In short, things are not just objects but social relations - social relations between people who know each other in a “before-this-setup” pre-capitalist situation, yet now social relations that are ‘alienated’, i.e. impersonal and mediated by money.
You Are Not So Smart essentially mystifies this distinction in saying that “before this setup”, the things people owned had “a weight, an infusion of soul”. That seems to be a poetic way of saying that goods used to have meaning, way back when - except that of course that they’re also arguing that goods have meaning now (as commodities). Rather, this talk of “weight” and “soul” would seem to be saying that meaning created through direct social relations is superior, more emotionally profound, to meaning created as part of broader commodity culture.
Is that true? It seems sentimental. Commodity culture is still itself a set of social relations, even if they are weaker social ties than those embodied in “that dress my mother made for me” – and it generates a much vaster array of meanings than were available to most in pre-capitalist societies.
Also, “people were often defined by their work, by their output.” Were they? When everyone’s a self-sufficient farmer, does the food you make define you? It sustains you and those around you, and it’s indubitably imbued with social meaning - but surely people in agrarian & nomadic societies are instead defined much more by their relationships with each other and by their relationships with place and land.

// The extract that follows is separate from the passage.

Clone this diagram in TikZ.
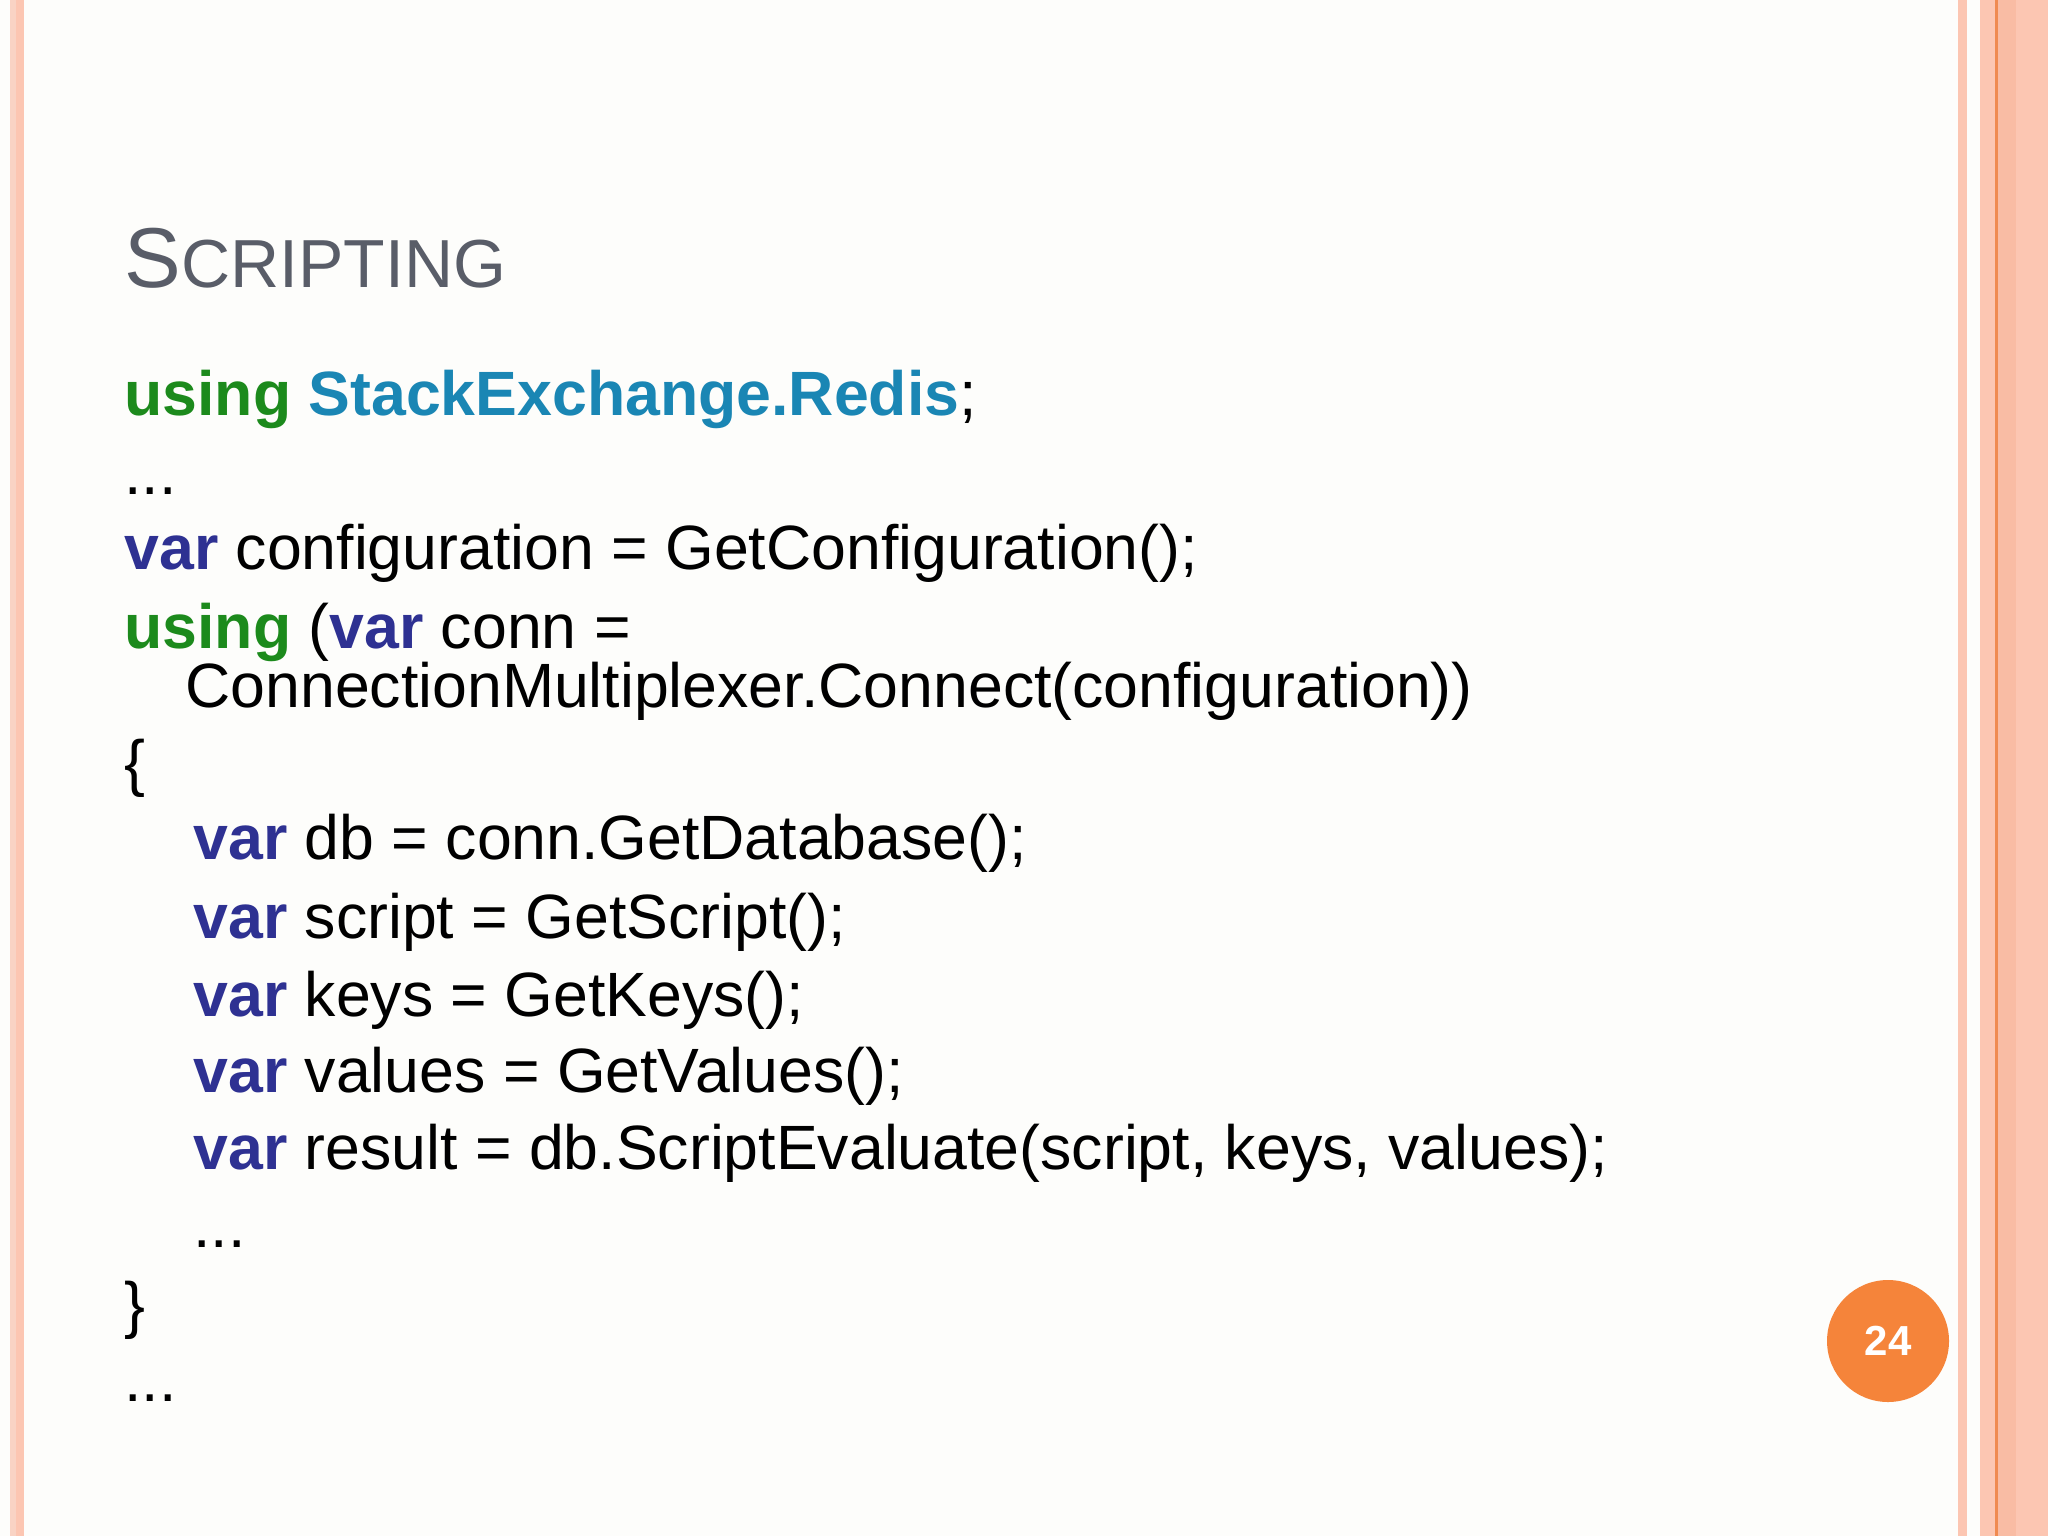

You Are Not So Smart seems to have got it backwards: the things people produced didn’t define identities; instead the things they produced were defined by the people who made them.
In fact, I wouldn’t assume that people in pre-capitalist societies had identities in the way that that term’s familiar today. The concept of “the individual” is much more culture-bound than we usually realise. For example, the UK Borders Agency is deporting gay asylum seekers from Africa and the Middle East on the grounds (against UNHCR advice) that they can be “discreet” about their sexuality and move to another part of the country to avoid those who know about their past. (See the Somali Gay Community website.) The reality: in many parts of the world a person without family is not a person – identity is understood as your position within family & community relationships, such that the atomised individual cannot be socially legitimate.
We in the West – and now the urbanising developing world – define ourselves through our relationships with commodities precisely because we no longer live family-oriented, community-based lives, and must thus search elsewhere for meaning.